Over the course of her 18-year career, Ma said the responsibilities that lay on teachers’ shoulders continue to get heavier as class sizes get larger.
And so much of those classroom necessities, whether it be snacks or school supplies, are paid for out of pocket.
“It is disheartening to feel like the odds are stacked against you every year,” she said. “I don’t think legislators know what classrooms look like these days.”
Indiana ranks last in teacher funding: See how your school stacks up
Senate proposal limits, caps virtual school funding
Lafayette Democrat Rep. Chris Campbell said it concerns her that the money may not truly be following the student.
Especially, she said, if students are being counted at voucher or charter schools but then returning to public schools.
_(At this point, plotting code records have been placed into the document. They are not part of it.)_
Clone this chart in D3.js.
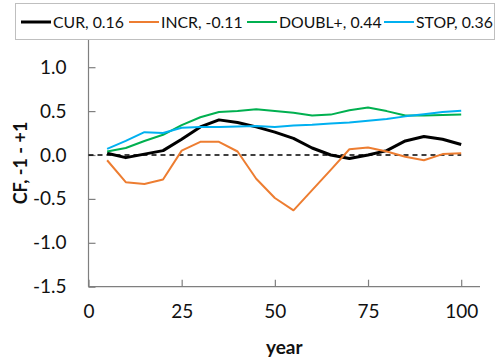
<!DOCTYPE html>
<html>
<head>
<meta charset="utf-8">
<script src="https://cdn.jsdelivr.net/npm/d3@7"></script>
<style>
  html, body { margin: 0; padding: 0; background: #fff; }
  svg { display: block; font-family: "Lato", "Open Sans", sans-serif; }
</style>
</head>
<body>
<svg id="chart" width="497" height="363"></svg>
<script>
// Simulation years (every 5 years)
const years = [5, 10, 15, 20, 25, 30, 35, 40, 45, 50, 55, 60, 65, 70, 75, 80, 85, 90, 95, 100];

// CF values per scenario
const cur   = [0.02, -0.03, 0.01, 0.05, 0.18, 0.32, 0.40, 0.37, 0.32, 0.26, 0.19, 0.08, 0.00, -0.04, 0.00, 0.05, 0.16, 0.21, 0.18, 0.12];
const incr  = [-0.06, -0.31, -0.33, -0.28, 0.05, 0.15, 0.15, 0.04, -0.27, -0.49, -0.63, -0.40, -0.17, 0.065, 0.085, 0.04, -0.02, -0.06, 0.01, 0.02];
const doubl = [0.04, 0.08, 0.16, 0.23, 0.34, 0.43, 0.49, 0.50, 0.52, 0.50, 0.48, 0.45, 0.46, 0.51, 0.54, 0.50, 0.45, 0.45, 0.455, 0.46];
const stop  = [0.07, 0.16, 0.26, 0.25, 0.31, 0.32, 0.32, 0.325, 0.33, 0.32, 0.335, 0.345, 0.36, 0.37, 0.39, 0.41, 0.44, 0.465, 0.49, 0.505];

const seriesNames = ["CUR, 0.16", "INCR, -0.11", "DOUBL+, 0.44", "STOP, 0.36"];
const xTicks = [0, 25, 50, 75, 100];
const yTicks = [-1.5, -1.0, -0.5, 0.0, 0.5, 1.0];

const series = [
  { name: seriesNames[0], values: cur,   color: "#000000", width: 3 },
  { name: seriesNames[1], values: incr,  color: "#ED7D31", width: 2 },
  { name: seriesNames[2], values: doubl, color: "#00B050", width: 2 },
  { name: seriesNames[3], values: stop,  color: "#00B0F0", width: 2 }
];

const svg = d3.select("#chart");
const plotLeft = 88.5, plotRight = 480, plotTop = 23.3, plotBottom = 286.7;

const x = d3.scaleLinear().domain([0, 105]).range([plotLeft, plotLeft + 372.7 * 1.05]);
const y = d3.scaleLinear().domain([-1.5, 1.5]).range([plotBottom, plotTop]);

const axisColor = "#7f7f7f";

// X axis with inward ticks
const gx = svg.append("g").attr("transform", `translate(0,${plotBottom})`)
  .call(d3.axisBottom(x).tickValues(xTicks).tickSize(-7).tickSizeOuter(0).tickPadding(18)
    .tickFormat(d => String(d)));
gx.select(".domain").attr("stroke", axisColor).attr("stroke-width", 1.2).attr("d", `M${plotLeft},0H${plotRight}`);
gx.selectAll(".tick line").attr("stroke", axisColor).attr("stroke-width", 1.2);
gx.selectAll(".tick text").attr("font-size", 19).attr("fill", "#111").attr("font-family", "Lato, sans-serif");

// Y axis with inward ticks (plain hyphen for negatives)
const gy = svg.append("g").attr("transform", `translate(${plotLeft},0)`)
  .call(d3.axisLeft(y).tickValues(yTicks).tickSize(-7).tickSizeOuter(0).tickPadding(22)
    .tickFormat(d => d.toFixed(1)));
gy.select(".domain").attr("stroke", axisColor).attr("stroke-width", 1.2).attr("d", `M0,${plotTop}V${plotBottom}`);
gy.selectAll(".tick line").attr("stroke", axisColor).attr("stroke-width", 1.2);
gy.selectAll(".tick text").attr("font-size", 19).attr("fill", "#111").attr("font-family", "Lato, sans-serif");

// Zero reference line
svg.append("line")
  .attr("x1", x(0)).attr("x2", x(100))
  .attr("y1", y(0)).attr("y2", y(0))
  .attr("stroke", "#000").attr("stroke-width", 1.5)
  .attr("stroke-dasharray", "5,4");

// Scenario lines
const line = d3.line().x((d, i) => x(years[i])).y(d => y(d));
series.forEach(s => {
  svg.append("path")
    .datum(s.values)
    .attr("d", line)
    .attr("fill", "none")
    .attr("stroke", s.color)
    .attr("stroke-width", s.width)
    .attr("stroke-linejoin", "round");
});

// Axis titles
svg.append("text")
  .attr("x", (plotLeft + plotRight) / 2).attr("y", 354)
  .attr("text-anchor", "middle")
  .attr("font-size", 19).attr("font-weight", "bold").attr("fill", "#111")
  .text("year");

svg.append("text")
  .attr("transform", `translate(27,${(plotTop + plotBottom) / 2 + 8}) rotate(-90)`)
  .attr("text-anchor", "middle")
  .attr("font-size", 18).attr("font-weight", "bold").attr("fill", "#111")
  .text("CF, -1 - +1");

// Legend box
const legend = svg.append("g");
legend.append("rect")
  .attr("x", 15.5).attr("y", 3.5).attr("width", 479).attr("height", 36)
  .attr("fill", "#fff").attr("stroke", "#bfbfbf").attr("stroke-width", 1);

const legendX = [21, 129, 247, 384];
series.forEach((s, i) => {
  const lx = legendX[i];
  legend.append("line")
    .attr("x1", lx).attr("x2", lx + 30)
    .attr("y1", 22).attr("y2", 22)
    .attr("stroke", s.color).attr("stroke-width", s.width);
  legend.append("text")
    .attr("x", lx + 32).attr("y", 27.5)
    .attr("font-size", 15.8).attr("fill", "#111")
    .text(s.name);
});
</script>
</body>
</html>
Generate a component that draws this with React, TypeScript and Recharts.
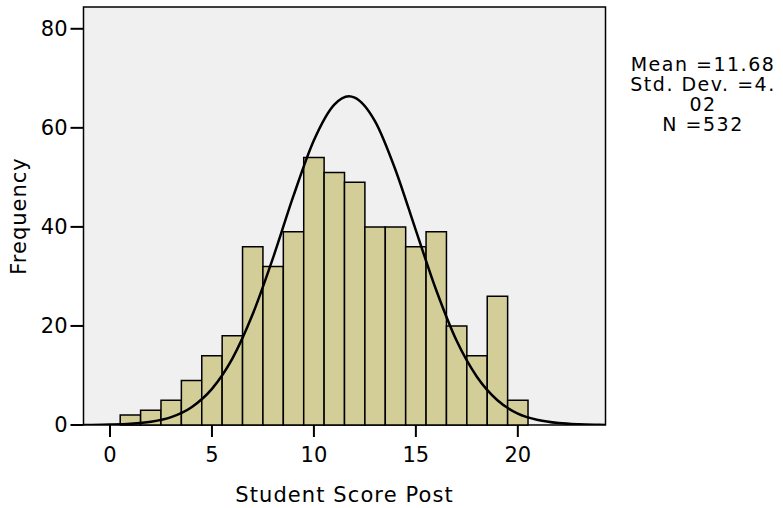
import React from 'react';
import { ComposedChart, Line, XAxis, YAxis, ReferenceArea, Label } from 'recharts';

// histogram bins (score, centred on integers, width 1)
const binCenters = [1, 2, 3, 4, 5, 6, 7, 8, 9, 10, 11, 12, 13, 14, 15, 16, 17, 18, 19, 20];
const binCounts = [2, 3, 5, 9, 14, 18, 36, 32, 39, 54, 51, 49, 40, 40, 36, 39, 20, 14, 26, 5];

// normal curve
const curveX = [-1.3, -1, 0, 1, 2, 3, 4, 5, 6, 7, 8, 9, 10, 11, 11.72, 12, 13, 14, 15, 16, 17, 18, 19, 20, 21, 22, 23, 24, 24.3];
const curveY = [0.01, 0.02, 0.08, 0.24, 0.66, 1.6, 3.6, 7.3, 13.4, 22.4, 33.8, 46.3, 57.5, 64.7, 66.4, 66.1, 61.3, 51.5, 39.3, 27.2, 17.0, 9.7, 5.0, 2.3, 1.0, 0.38, 0.13, 0.04, 0.02];

const xTicks = [0, 5, 10, 15, 20];
const yTicks = [0, 20, 40, 60, 80];
const statLines = ['Mean =11.68', 'Std. Dev. =4.', '02', 'N =532'];

const X_DOMAIN: [number, number] = [-1.3, 24.3];
const Y_DOMAIN: [number, number] = [0, 84.4];

const FONT = '"DejaVu Sans", Verdana, sans-serif';

export default function App() {
  const curveData = curveX.map((x, i) => ({ x, y: curveY[i] }));

  return (
    <div style={{ position: 'absolute', left: 0, top: 0, width: 783, height: 508, background: '#fff', fontFamily: FONT }}>
      <ComposedChart
        width={783}
        height={508}
        data={curveData}
        margin={{ top: 7, right: 177.5, bottom: 0, left: 0 }}
      >
        <XAxis
          dataKey="x"
          type="number"
          domain={X_DOMAIN}
          ticks={xTicks}
          allowDataOverflow
          height={83}
          axisLine={false}
          tickSize={12}
          tickMargin={10}
          tickLine={{ stroke: '#000', strokeWidth: 2 }}
          tick={{ fill: '#000', fontSize: 21, fontFamily: FONT }}
        >
          <Label value="Student Score Post" position="insideBottom" offset={6} style={{ fill: '#000', fontSize: 21, letterSpacing: 1.1, fontFamily: FONT }} />
        </XAxis>
        <YAxis
          type="number"
          domain={Y_DOMAIN}
          ticks={yTicks}
          allowDataOverflow
          width={83.5}
          axisLine={false}
          tickSize={13}
          tickMargin={3}
          tickLine={{ stroke: '#000', strokeWidth: 2 }}
          tick={{ fill: '#000', fontSize: 21, fontFamily: FONT }}
        >
          <Label value="Frequency" angle={-90} position="center" dx={-23} style={{ fill: '#000', fontSize: 21, letterSpacing: 1, fontFamily: FONT, textAnchor: 'middle' }} />
        </YAxis>

        {/* plot background + frame */}
        <ReferenceArea
          x1={X_DOMAIN[0]}
          x2={X_DOMAIN[1]}
          y1={Y_DOMAIN[0]}
          y2={Y_DOMAIN[1]}
          fill="#f0f0f0"
          fillOpacity={1}
          stroke="#000"
          strokeWidth={1.5}
        />

        {binCenters.map((c, i) => (
          <ReferenceArea
            key={c}
            x1={c - 0.5}
            x2={c + 0.5}
            y1={0}
            y2={binCounts[i]}
            fill="#d3ce98"
            fillOpacity={1}
            stroke="#000"
            strokeWidth={1.5}
          />
        ))}

        <Line
          type="monotone"
          dataKey="y"
          stroke="#000"
          strokeWidth={2.5}
          dot={false}
          activeDot={false}
          isAnimationActive={false}
        />
      </ComposedChart>

      <div
        style={{
          position: 'absolute',
          left: 624,
          width: 158,
          top: 54,
          textAlign: 'center',
          fontSize: 19,
          letterSpacing: 1.5,
          lineHeight: '20px',
          color: '#000',
        }}
      >
        {statLines.map(s => (
          <div key={s}>{s}</div>
        ))}
      </div>
    </div>
  );
}
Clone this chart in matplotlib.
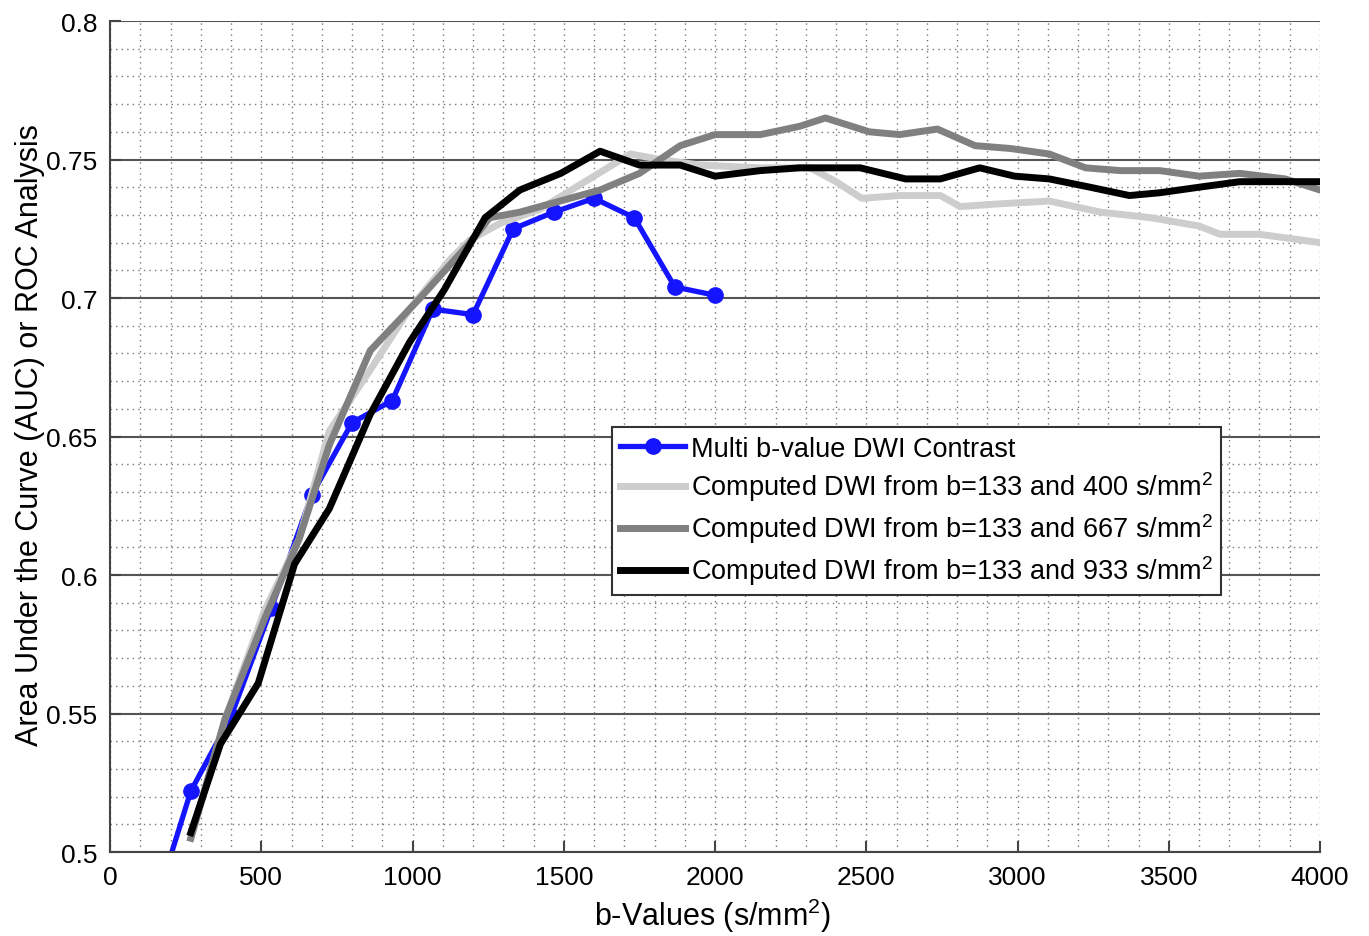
import numpy as np
import matplotlib
import matplotlib.pyplot as plt
from matplotlib.ticker import MultipleLocator

plt.rcParams["font.family"] = ["Liberation Sans", "DejaVu Sans"]
plt.rcParams["mathtext.default"] = "regular"

# Multi b-value DWI contrast (measured points)
b_multi = [133, 267, 400, 533, 667, 800, 933, 1067, 1200, 1333, 1467, 1600, 1733, 1867, 2000]
auc_multi = [0.475, 0.522, 0.549, 0.588, 0.629, 0.655, 0.663, 0.696, 0.694, 0.725, 0.731, 0.736, 0.729, 0.704, 0.701]

# Computed DWI from b=133 and 400
b_400 = [267, 380, 510, 625, 725, 860, 990, 1125, 1190, 1290, 1420, 1555, 1720, 1820, 1950,
         2150, 2315, 2400, 2485, 2610, 2745, 2810, 2940, 3105, 3275, 3440, 3600, 3670, 3800, 4000]
auc_400 = [0.505, 0.548, 0.587, 0.613, 0.652, 0.674, 0.696, 0.714, 0.721, 0.727, 0.732, 0.741, 0.752, 0.750, 0.748,
           0.747, 0.747, 0.742, 0.736, 0.737, 0.737, 0.733, 0.734, 0.735, 0.731, 0.729, 0.726, 0.723, 0.723, 0.720]

# Computed DWI from b=133 and 667
b_667 = [267, 380, 510, 625, 725, 860, 1025, 1190, 1255, 1355, 1620, 1750, 1885, 2000, 2150,
         2280, 2365, 2510, 2610, 2735, 2860, 2975, 3105, 3225, 3340, 3470, 3600, 3735, 3885, 4000]
auc_667 = [0.505, 0.548, 0.584, 0.613, 0.647, 0.681, 0.700, 0.720, 0.729, 0.731, 0.739, 0.745, 0.755, 0.759, 0.759,
           0.762, 0.765, 0.760, 0.759, 0.761, 0.755, 0.754, 0.752, 0.747, 0.746, 0.746, 0.744, 0.745, 0.743, 0.739]

# Computed DWI from b=133 and 933
b_933 = [267, 365, 490, 610, 725, 860, 990, 1105, 1240, 1355, 1490, 1620, 1750, 1885, 2000,
         2150, 2280, 2480, 2630, 2745, 2875, 2990, 3105, 3240, 3370, 3470, 3600, 3735, 3870, 4000]
auc_933 = [0.507, 0.539, 0.561, 0.604, 0.624, 0.658, 0.684, 0.703, 0.729, 0.739, 0.745, 0.753, 0.748, 0.748, 0.744,
           0.746, 0.747, 0.747, 0.743, 0.743, 0.747, 0.744, 0.743, 0.740, 0.737, 0.738, 0.740, 0.742, 0.742, 0.742]

fig = plt.figure(figsize=(13.69, 9.37), dpi=100)
ax = fig.add_axes([0.0804, 0.0896, 0.8838, 0.8869])

# grid: solid majors on y, dotted minors on both axes
ax.yaxis.set_major_locator(MultipleLocator(0.05))
ax.yaxis.set_minor_locator(MultipleLocator(0.01))
ax.xaxis.set_major_locator(MultipleLocator(500))
ax.xaxis.set_minor_locator(MultipleLocator(100))
ax.grid(which="minor", axis="both", linestyle=(0, (1, 3)), color="#777777", linewidth=1.0)
ax.grid(which="major", axis="x", linestyle=(0, (1, 3)), color="#777777", linewidth=1.0)
ax.grid(which="major", axis="y", linestyle="-", color="#555555", linewidth=1.5)
ax.set_axisbelow(True)

ax.plot(b_multi, auc_multi, "-o", color="#1414ff", linewidth=3.8, markersize=11,
        label="Multi b-value DWI Contrast")
ax.plot(b_400, auc_400, color="#cdcdcd", linewidth=5,
        label="Computed DWI from b=133 and 400 s/mm$^2$")
ax.plot(b_667, auc_667, color="#808080", linewidth=5,
        label="Computed DWI from b=133 and 667 s/mm$^2$")
ax.plot(b_933, auc_933, color="black", linewidth=5,
        label="Computed DWI from b=133 and 933 s/mm$^2$")

ax.set_xlim(0, 4000)
ax.set_ylim(0.5, 0.8)
ax.set_yticks([0.5, 0.55, 0.6, 0.65, 0.7, 0.75, 0.8])
ax.set_yticklabels(["0.5", "0.55", "0.6", "0.65", "0.7", "0.75", "0.8"])

for side in ["top", "right"]:
    ax.spines[side].set_visible(False)
for side in ["left", "bottom"]:
    ax.spines[side].set_color("#444444")
    ax.spines[side].set_linewidth(1.5)

ax.tick_params(which="major", direction="in", length=8, width=1.5, color="#444444",
               labelsize=19, pad=9)
ax.tick_params(which="minor", length=0)

ax.set_xlabel("b-Values (s/mm$^2$)", fontsize=22)
ax.set_ylabel("Area Under the Curve (AUC) or ROC Analysis", fontsize=22)
ax.xaxis.set_label_coords(0.498, -0.052)
ax.yaxis.set_label_coords(-0.054, 0.503)

leg = ax.legend(loc="upper left", bbox_to_anchor=(0.415, 0.511), fontsize=19.5,
                frameon=True, fancybox=False, handlelength=2.4, handletextpad=0.2,
                borderpad=0.3, labelspacing=0.3, borderaxespad=0)
leg.get_frame().set_edgecolor("#333333")
leg.get_frame().set_linewidth(1.5)
leg.get_frame().set_alpha(1)

fig.savefig("out.png", dpi=100, facecolor="white")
The Senate proposal took a harder look at virtual, voucher and charter schools compared to the House bill. The Senate did not include a House bill creating a new tier in the private school voucher program
The Senate also omitted an increase for charter school grants that the House had proposed.
Both the House and the Senate reduced funding for virtual schools. The Senate’s proposal limited virtual schools to 80 percent of what traditional schools receive. Additionally, it proposed to cap state spending at the current $80 million level.
Six of Indiana’s virtual schools let 2,000 students slide through without earning a single credit, according to data obtained by the nonprofit education news organization, Chalkbeat,
That calculates to almost $10 million in state funding wasted on incomplete or failing online transcripts, according to Chalkbeat’s analysis.
“We’re still diverting too much money away from traditional public schools,” Campbell said. “We need to make sure they’re secure to provide a good education.”